Several renowned individuals have influenced and created the foundations of what the set represents today. During the 1950s, the set first became associated with public international law when Sir Arnold McNair and Sir Hersch Lauterpacht became door tenants and were later judges of the International Court of Justice. Twenty Essex also has a tradition of senior members becoming judges with a number currently serving up to the highest level.
In 2010, Twenty Essex was the first UK set to open an annex in Maxwell Chambers, Singapore, servicing clients throughout Asia-Pacific and beyond. Much of the work done by barristers at Twenty Essex is international in nature. The set continues to invest in building international relationships including through having members based overseas.
Today, the culture of Twenty Essex represents a blend of respecting traditions with a firm vision to commit to modern developments needed for the Bar of the future.
A set with a strong maritime and international trade heritage, in recent years Twenty Essex has successfully diversified including through lateral recruitment of barristers. It continues to be recognised as a leading set for international arbitration and public international law and the set is uniquely positioned in relation to investor-state disputes, leading the evolutionary development of a wider range of commercial work at the interface with public international law. Expansion into a broader spread of commercial litigation has also seen Twenty Essex involved in cutting-edge cases in private international law, civil fraud, fintech and energy.

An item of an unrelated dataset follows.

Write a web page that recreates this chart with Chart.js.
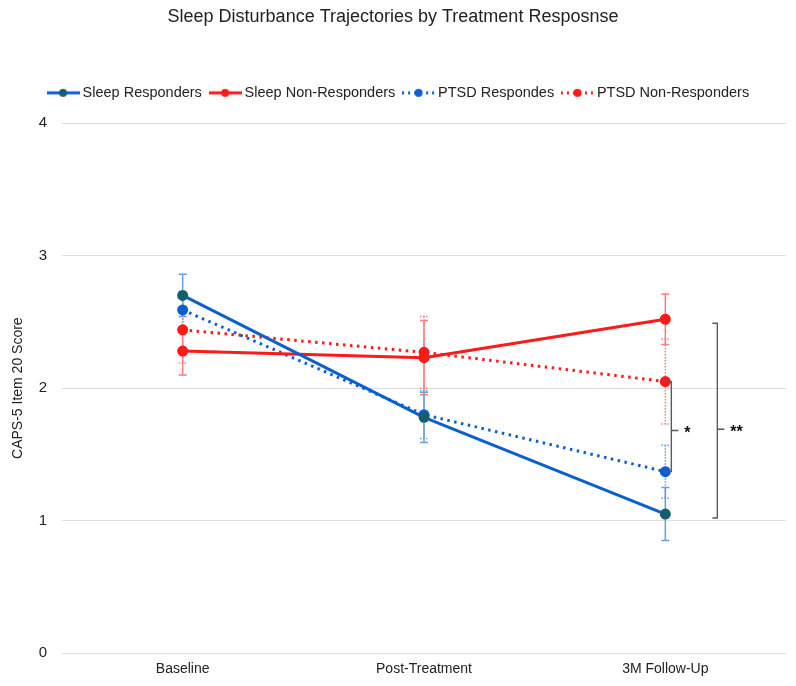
<!DOCTYPE html>
<html>
<head>
<meta charset="utf-8">
<script src="https://cdn.jsdelivr.net/npm/chart.js@4"></script>
<style>
  html, body { margin: 0; padding: 0; background: #fff; }
  #wrap { width: 796px; height: 686px; }
</style>
</head>
<body>
<div id="wrap"><canvas id="chart"></canvas></div>
<script>
const categories = ['Baseline', 'Post-Treatment', '3M Follow-Up'];
const seriesNames = ['Sleep Responders', 'Sleep Non-Responders', 'PTSD Respondes', 'PTSD Non-Responders'];

const sleepResponders = [2.70, 1.78, 1.05];
const sleepNonResponders = [2.28, 2.23, 2.52];
const ptsdResponders = [2.59, 1.80, 1.37];
const ptsdNonResponders = [2.44, 2.27, 2.05];

// error bar half-widths (same units as the scores)
const sleepRespErr = [0.16, 0.19, 0.20];
const sleepNonRespErr = [0.18, 0.28, 0.19];
const ptsdRespErr = [0.14, 0.18, 0.20];
const ptsdNonRespErr = [0.25, 0.27, 0.32];

const yTicks = [0, 1, 2, 3, 4];

// significance brackets at 3M Follow-Up: [from, to, tick at, label]
const brackets = [
    [2.05, 1.37, 1.68, '*'],
    [2.49, 1.02, 1.69, '**']
];

const BLUE = '#0b5fd0';
const TEAL = '#155f6c';
const RED = '#ff1a1a';
const BLUE_ERR = '#5f9fe3';
const RED_ERR = '#ff7b7b';
const FONT = "'Liberation Sans', Arial, sans-serif";

// little line + dot samples for the legend
function legendIcon(color, dotColor, dotted) {
    const c = document.createElement('canvas');
    c.width = 33;
    c.height = 10;
    const g = c.getContext('2d');
    g.strokeStyle = color;
    g.lineWidth = 3;
    if (dotted) g.setLineDash([2, 4]);
    g.beginPath();
    g.moveTo(0, 5);
    g.lineTo(33, 5);
    g.stroke();
    g.fillStyle = dotColor;
    g.beginPath();
    g.arc(16.5, 5, 4, 0, Math.PI * 2);
    g.fill();
    return c;
}

function makeSet(label, data, errs, color, dotColor, errColor, dotted) {
    return {
        label: label,
        data: data,
        errs: errs,
        errColor: errColor,
        borderColor: color,
        backgroundColor: dotColor,
        pointBackgroundColor: dotColor,
        pointBorderColor: dotColor,
        pointRadius: 4,
        pointHoverRadius: 5,
        borderWidth: 3,
        borderDash: dotted ? [2.5, 4.5] : [],
        tension: 0,
        fill: false,
        icon: legendIcon(color, dotColor, dotted)
    };
}

// extra room under the legend, and nudge it right a bit
const legendTweak = {
    id: 'legendTweak',
    beforeInit(chart) {
        const fit = chart.legend.fit;
        chart.legend.fit = function () {
            fit.call(this);
            this.height += 13;
        };
    },
    afterLayout(chart) {
        chart.legend.left += 7;
        chart.legend.right += 7;
    }
};

const errorBars = {
    id: 'errorBars',
    beforeDatasetsDraw(chart) {
        const ctx = chart.ctx;
        const y = chart.scales.y;
        chart.data.datasets.forEach((ds, i) => {
            const meta = chart.getDatasetMeta(i);
            ctx.save();
            ctx.strokeStyle = ds.errColor;
            ctx.lineWidth = 1.5;
            ctx.setLineDash(ds.borderDash.length ? [1.5, 1.5] : []);
            meta.data.forEach((pt, j) => {
                const top = y.getPixelForValue(ds.data[j] + ds.errs[j]);
                const bot = y.getPixelForValue(ds.data[j] - ds.errs[j]);
                ctx.beginPath();
                ctx.moveTo(pt.x, top);
                ctx.lineTo(pt.x, bot);
                ctx.moveTo(pt.x - 4, top);
                ctx.lineTo(pt.x + 4, top);
                ctx.moveTo(pt.x - 4, bot);
                ctx.lineTo(pt.x + 4, bot);
                ctx.stroke();
            });
            ctx.restore();
        });
    },
    afterDatasetsDraw(chart) {
        const ctx = chart.ctx;
        const x = chart.scales.x;
        const y = chart.scales.y;
        const cx = x.getPixelForValue(2);
        const offsets = [6, 52];
        ctx.save();
        ctx.strokeStyle = '#5a5a5a';
        ctx.lineWidth = 1.4;
        ctx.lineJoin = 'round';
        ctx.fillStyle = '#111';
        ctx.font = 'bold 16px ' + FONT;
        ctx.textBaseline = 'middle';
        brackets.forEach((b, k) => {
            const bx = cx + offsets[k];
            const t = y.getPixelForValue(b[0]);
            const btm = y.getPixelForValue(b[1]);
            const mid = y.getPixelForValue(b[2]);
            ctx.beginPath();
            ctx.moveTo(bx - 5, t);
            ctx.lineTo(bx, t);
            ctx.lineTo(bx, btm);
            ctx.lineTo(bx - 5, btm);
            ctx.moveTo(bx, mid);
            ctx.lineTo(bx + 7, mid);
            ctx.stroke();
            ctx.fillText(b[3], bx + 13, mid + 3);
        });
        ctx.restore();
    }
};

new Chart(document.getElementById('chart'), {
    type: 'line',
    data: {
        labels: categories,
        datasets: [
            makeSet(seriesNames[0], sleepResponders, sleepRespErr, BLUE, TEAL, BLUE_ERR, false),
            makeSet(seriesNames[1], sleepNonResponders, sleepNonRespErr, RED, RED, RED_ERR, false),
            makeSet(seriesNames[2], ptsdResponders, ptsdRespErr, BLUE, BLUE, BLUE_ERR, true),
            makeSet(seriesNames[3], ptsdNonResponders, ptsdNonRespErr, RED, RED, RED_ERR, true)
        ]
    },
    options: {
        responsive: true,
        maintainAspectRatio: false,
        animation: false,
        layout: { padding: { left: 0, right: 10, bottom: 8 } },
        plugins: {
            title: {
                display: true,
                text: 'Sleep Disturbance Trajectories by Treatment Resposnse',
                color: '#222',
                font: { family: FONT, size: 18, weight: 'normal' },
                padding: { top: 6, bottom: 47 }
            },
            legend: {
                display: true,
                labels: {
                    color: '#222',
                    font: { family: FONT, size: 14.5 },
                    usePointStyle: true,
                    pointStyleWidth: 24.5,
                    boxHeight: 10,
                    padding: 11,
                    generateLabels(chart) {
                        return chart.data.datasets.map((ds, i) => ({
                            text: ds.label,
                            pointStyle: ds.icon,
                            fillStyle: ds.borderColor,
                            strokeStyle: ds.borderColor,
                            lineWidth: 0,
                            fontColor: '#222',
                            hidden: false,
                            datasetIndex: i
                        }));
                    }
                }
            },
            tooltip: { enabled: false }
        },
        scales: {
            x: {
                offset: true,
                grid: { display: false },
                border: { display: false },
                ticks: { color: '#222', font: { family: FONT, size: 14 }, padding: 0 }
            },
            y: {
                min: 0,
                max: 4,
                afterBuildTicks(scale) {
                    scale.ticks = yTicks.map(v => ({ value: v }));
                },
                afterFit(scale) {
                    scale.width = 62;
                },
                grid: { color: '#dedede', drawTicks: false },
                border: { display: false },
                ticks: { color: '#222', font: { family: FONT, size: 15 }, padding: 15 },
                title: {
                    display: true,
                    text: 'CAPS-5 Item 20 Score',
                    color: '#222',
                    font: { family: FONT, size: 14 },
                    padding: { top: 10, bottom: 0 }
                }
            }
        }
    },
    plugins: [legendTweak, errorBars]
});
</script>
</body>
</html>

This transition has been achieved in tandem with significant internal change. This included the introduction of a new leadership and management structure, together with the appointment of Jemma Tagg as chief executive in 2017, and a more business-like approach to internal governance. Recognising changes in the legal services sector and evolving demands of an increasingly global client base, investment was made into the practice management and professional support teams ensuring clients receive excellent service. This investment combined with a new approach to business planning for barristers, a considerable increase in marketing activities and a refresh of the visual identity has proven successful, resulting in a 30% increase in the number of enquiries over a three-year period.